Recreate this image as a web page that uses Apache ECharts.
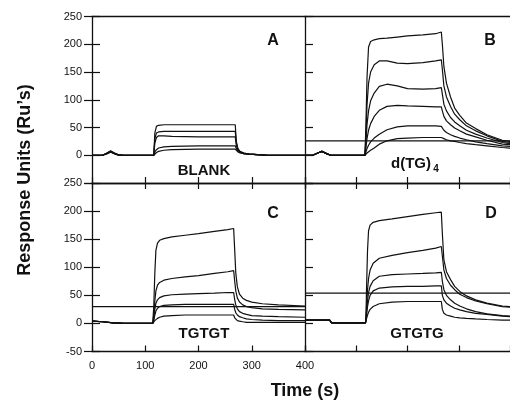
<!DOCTYPE html>
<html>
<head>
<meta charset="utf-8">
<script src="https://cdn.jsdelivr.net/npm/echarts@6/dist/echarts.min.js"></script>
<style>
  html, body { margin: 0; padding: 0; background: #fff; }
  #chart { width: 510px; height: 400px; }
</style>
</head>
<body>
<div id="chart"></div>
<script>
// sensorgram data (time in s, response in RU)

// A: BLANK
var timeA = [0, 20, 28, 35, 42, 50, 60, 100, 116, 118, 121, 125, 135, 150, 200, 250, 269, 271, 274, 278, 285, 295, 310, 330, 360, 400];
var blank1 = [0, 0, 3, 6, 3, 0, 0, 0, 0, 40, 52, 54, 55, 55, 55, 55, 55, 25, 12, 7, 4, 2, 1, 0, 0, 0];
var blank2 = [0, 0, 4, 7, 4, 1, 0, 0, 0, 30, 40, 42, 43, 43, 43, 43, 43, 22, 11, 6, 4, 2, 1, 0, 0, 0];
var blank3 = [0, 0, 3, 6, 3, 0, 0, 0, 0, 22, 32, 35, 35, 34, 33, 33, 33, 18, 10, 6, 3, 2, 1, 0, 0, 0];
var blank4 = [0, 0, 4, 8, 4, 1, 0, 0, 0, 6, 10, 13, 15, 16, 17, 17, 17, 12, 8, 5, 3, 2, 1, 0, 0, 0];
var blank5 = [0, 0, 3, 6, 3, 0, 0, 0, 0, 3, 5, 7, 9, 10, 11, 11, 11, 8, 6, 4, 3, 2, 1, 0, 0, 0];

// B: d(TG)4
var timeB = [0, 15, 25, 33, 42, 50, 60, 100, 117, 119, 121, 124, 128, 135, 145, 160, 180, 200, 230, 255, 266, 268, 271, 276, 284, 292, 302, 315, 333, 355, 385, 400];
var tg1 = [0, 0, 4, 7, 3, 0, 0, 0, 0, 60, 140, 195, 205, 208, 210, 211, 213, 215, 217, 219, 222, 200, 160, 130, 105, 85, 72, 58, 48, 37, 27, 25];
var tg2 = [0, 0, 4, 7, 3, 0, 0, 0, 0, 40, 90, 130, 150, 163, 170, 170, 166, 165, 167, 170, 172, 155, 125, 105, 88, 74, 64, 53, 44, 35, 25, 23];
var tg3 = [0, 0, 4, 7, 3, 0, 0, 0, 0, 25, 55, 80, 98, 112, 124, 128, 125, 120, 119, 120, 122, 110, 92, 80, 68, 60, 53, 45, 38, 31, 23, 21];
var tg4 = [0, 0, 4, 7, 3, 0, 0, 0, 0, 15, 30, 45, 57, 70, 81, 88, 90, 89, 88, 87, 87, 80, 70, 62, 55, 49, 44, 38, 33, 27, 20, 19];
var tg5 = [0, 0, 4, 7, 3, 0, 0, 0, 0, 6, 12, 18, 24, 31, 38, 46, 51, 53, 53, 53, 52, 49, 45, 41, 37, 34, 31, 28, 24, 21, 17, 16];
var tg6 = [0, 0, 4, 7, 3, 0, 0, 0, 0, 2, 4, 6, 9, 13, 20, 26, 30, 31, 32, 32, 32, 31, 30, 28, 26, 25, 23, 21, 19, 17, 14, 13];

// C: TGTGT
var timeC = [0, 20, 40, 60, 100, 114, 116, 118, 120, 123, 127, 135, 150, 175, 200, 230, 255, 266, 268, 270, 273, 277, 283, 290, 300, 320, 350, 400];
var tgtgt1 = [4, 3, 1, 0, 0, 0, 30, 90, 130, 143, 148, 151, 154, 157, 160, 164, 167, 169, 130, 90, 65, 52, 45, 41, 38, 35, 33, 31];
var tgtgt2 = [4, 3, 1, 0, 0, 0, 15, 40, 58, 68, 73, 77, 80, 83, 85, 89, 92, 94, 75, 58, 45, 38, 33, 30, 28, 26, 25, 24];
var tgtgt3 = [4, 3, 1, 0, 0, 0, 8, 25, 36, 42, 46, 49, 51, 52, 53, 54, 55, 55, 42, 33, 26, 21, 18, 16, 14, 13, 12, 11];
var tgtgt4 = [4, 3, 1, 0, 0, 0, 5, 15, 22, 27, 30, 32, 33, 34, 34, 34, 34, 34, 25, 19, 15, 12, 10, 8, 7, 6, 5, 5];
var tgtgt5 = [4, 3, 1, 0, 0, 0, 2, 5, 7, 9, 11, 13, 14, 15, 15, 15, 15, 15, 10, 7, 5, 4, 3, 2, 2, 2, 2, 2];

// D: GTGTG
var timeD = [0, 48, 52, 100, 118, 119, 120, 122, 124, 127, 133, 145, 170, 200, 230, 255, 266, 268, 271, 276, 284, 292, 302, 315, 333, 355, 385, 400];
var gtgtg1 = [6, 6, 1, 1, 1, 10, 60, 130, 165, 175, 180, 183, 186, 190, 194, 197, 198, 160, 113, 92, 78, 66, 57, 49, 42, 36, 31, 30];
var gtgtg2 = [6, 6, 1, 1, 1, 5, 30, 60, 80, 95, 107, 116, 121, 126, 130, 134, 137, 120, 95, 80, 68, 60, 52, 46, 40, 35, 30, 29];
var gtgtg3 = [6, 6, 1, 1, 1, 3, 20, 40, 55, 66, 76, 84, 87, 88, 89, 90, 91, 75, 60, 50, 42, 36, 31, 26, 21, 17, 14, 13];
var gtgtg4 = [6, 6, 1, 1, 1, 3, 15, 30, 40, 50, 58, 63, 65, 66, 66, 67, 67, 50, 42, 36, 31, 27, 24, 21, 18, 16, 13, 12];
var gtgtg5 = [6, 6, 1, 1, 1, 2, 8, 15, 20, 25, 30, 35, 38, 39, 39, 39, 39, 25, 18, 15, 13, 11, 10, 9, 8, 7, 6, 6];

// flat reference levels drawn across panels B, C, D
var refB = 26;
var refC = 30;
var refD = 54;

var timeRange = [0, 400];
var timeTicks = 100;
var respRange = [-50, 250];
var respTicks = 50;

var ink = "#111";
var tickFont = { color: ink, fontSize: 11, fontFamily: "Liberation Sans, Arial, sans-serif" };

function curve(t, v, xi, yi) {
  return {
    type: "line",
    xAxisIndex: xi,
    yAxisIndex: yi,
    data: t.map(function(x, i) { return [x, v[i]]; }),
    symbol: "none",
    silent: true,
    lineStyle: { color: ink, width: 1.2 }
  };
}

function level(v, xi, yi) {
  return curve(timeRange, [v, v], xi, yi);
}

// x axis helper, ticks pointing into the panel
function xAx(grid, pos, opts) {
  return Object.assign({
    type: "value",
    gridIndex: grid,
    position: pos,
    min: timeRange[0],
    max: timeRange[1],
    interval: timeTicks,
    axisLine: { show: true, onZero: false, lineStyle: { color: ink, width: 1.3 } },
    axisTick: { show: true, inside: true, length: 6, lineStyle: { color: ink, width: 1.2 } },
    axisLabel: { show: false },
    splitLine: { show: false }
  }, opts || {});
}

function yAx(grid, pos, opts) {
  return Object.assign({
    type: "value",
    gridIndex: grid,
    position: pos,
    min: respRange[0],
    max: respRange[1],
    interval: respTicks,
    axisLine: { show: true, onZero: false, lineStyle: { color: ink, width: 1.3 } },
    axisTick: { show: true, inside: true, length: 8, lineStyle: { color: ink, width: 1.2 } },
    axisLabel: { show: false },
    splitLine: { show: false }
  }, opts || {});
}

var chart = echarts.init(document.getElementById("chart"));

var option = {
  animation: false,
  backgroundColor: "#fff",
  grid: [
    { left: 92, top: 16.5, width: 213, height: 166.5 },
    { left: 305, top: 16.5, width: 213, height: 166.5 },
    { left: 92, top: 183, width: 213, height: 168.5 },
    { left: 305, top: 183, width: 213, height: 168.5 }
  ],
  xAxis: [
    xAx(0, "bottom"),
    xAx(0, "top", { axisTick: { show: false } }),
    xAx(1, "bottom"),
    xAx(1, "top", { axisTick: { show: false } }),
    xAx(2, "bottom", {
      axisLabel: Object.assign({ show: true, margin: 9, showMaxLabel: true, showMinLabel: true }, tickFont)
    }),
    xAx(2, "top"),
    xAx(3, "bottom"),
    xAx(3, "top")
  ],
  yAxis: [
    yAx(0, "left", {
      axisLabel: Object.assign({ show: true, margin: 10, showMinLabel: false, showMaxLabel: true }, tickFont)
    }),
    yAx(0, "right", { axisLine: { show: false } }),
    yAx(1, "left"),
    yAx(2, "left", {
      axisLabel: Object.assign({ show: true, margin: 10, showMinLabel: true, showMaxLabel: true }, tickFont)
    }),
    yAx(2, "right", { axisLine: { show: false } }),
    yAx(3, "left")
  ],
  series: [
    curve(timeA, blank1, 0, 0),
    curve(timeA, blank2, 0, 0),
    curve(timeA, blank3, 0, 0),
    curve(timeA, blank4, 0, 0),
    curve(timeA, blank5, 0, 0),

    curve(timeB, tg1, 2, 2),
    curve(timeB, tg2, 2, 2),
    curve(timeB, tg3, 2, 2),
    curve(timeB, tg4, 2, 2),
    curve(timeB, tg5, 2, 2),
    curve(timeB, tg6, 2, 2),
    level(refB, 2, 2),

    curve(timeC, tgtgt1, 4, 3),
    curve(timeC, tgtgt2, 4, 3),
    curve(timeC, tgtgt3, 4, 3),
    curve(timeC, tgtgt4, 4, 3),
    curve(timeC, tgtgt5, 4, 3),
    level(refC, 4, 3),

    curve(timeD, gtgtg1, 6, 5),
    curve(timeD, gtgtg2, 6, 5),
    curve(timeD, gtgtg3, 6, 5),
    curve(timeD, gtgtg4, 6, 5),
    curve(timeD, gtgtg5, 6, 5),
    level(refD, 6, 5)
  ],
  graphic: [
    // panel letters
    txt("A", 273, 41, 16), txt("B", 490, 41, 16),
    txt("C", 273, 214, 16), txt("D", 491, 214, 16),
    // panel names
    txt("BLANK", 204, 171, 15),
    txt("d(TG)", 411, 164, 15),
    txt("4", 436, 169, 10),
    txt("TGTGT", 204, 334, 15),
    txt("GTGTG", 417, 334, 15),
    // axis titles
    txt("Time (s)", 305, 391, 18),
    {
      type: "text",
      x: 25,
      y: 180,
      rotation: Math.PI / 2,
      style: {
        text: "Response Units (Ru’s)",
        fill: ink,
        font: "bold 18px Liberation Sans, Arial, sans-serif",
        textAlign: "center",
        textVerticalAlign: "middle",
        align: "center",
        verticalAlign: "middle"
      }
    }
  ]
};

function txt(s, x, y, size) {
  return {
    type: "text",
    x: x,
    y: y,
    style: {
      text: s,
      fill: ink,
      font: "bold " + size + "px Liberation Sans, Arial, sans-serif",
      textAlign: "center",
      textVerticalAlign: "middle",
      align: "center",
      verticalAlign: "middle"
    }
  };
}

chart.setOption(option);
</script>
</body>
</html>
§ §
> **Request**
The lines from the top of the data above through the one holding "response in RU)" are to be repeated exactly, and only those, with no pictures.

> **Output of the exercise**
Recreate this image as a web page that uses Apache ECharts.
<!DOCTYPE html>
<html>
<head>
<meta charset="utf-8">
<script src="https://cdn.jsdelivr.net/npm/echarts@6/dist/echarts.min.js"></script>
<style>
  html, body { margin: 0; padding: 0; background: #fff; }
  #chart { width: 510px; height: 400px; }
</style>
</head>
<body>
<div id="chart"></div>
<script>
// sensorgram data (time in s, response in RU)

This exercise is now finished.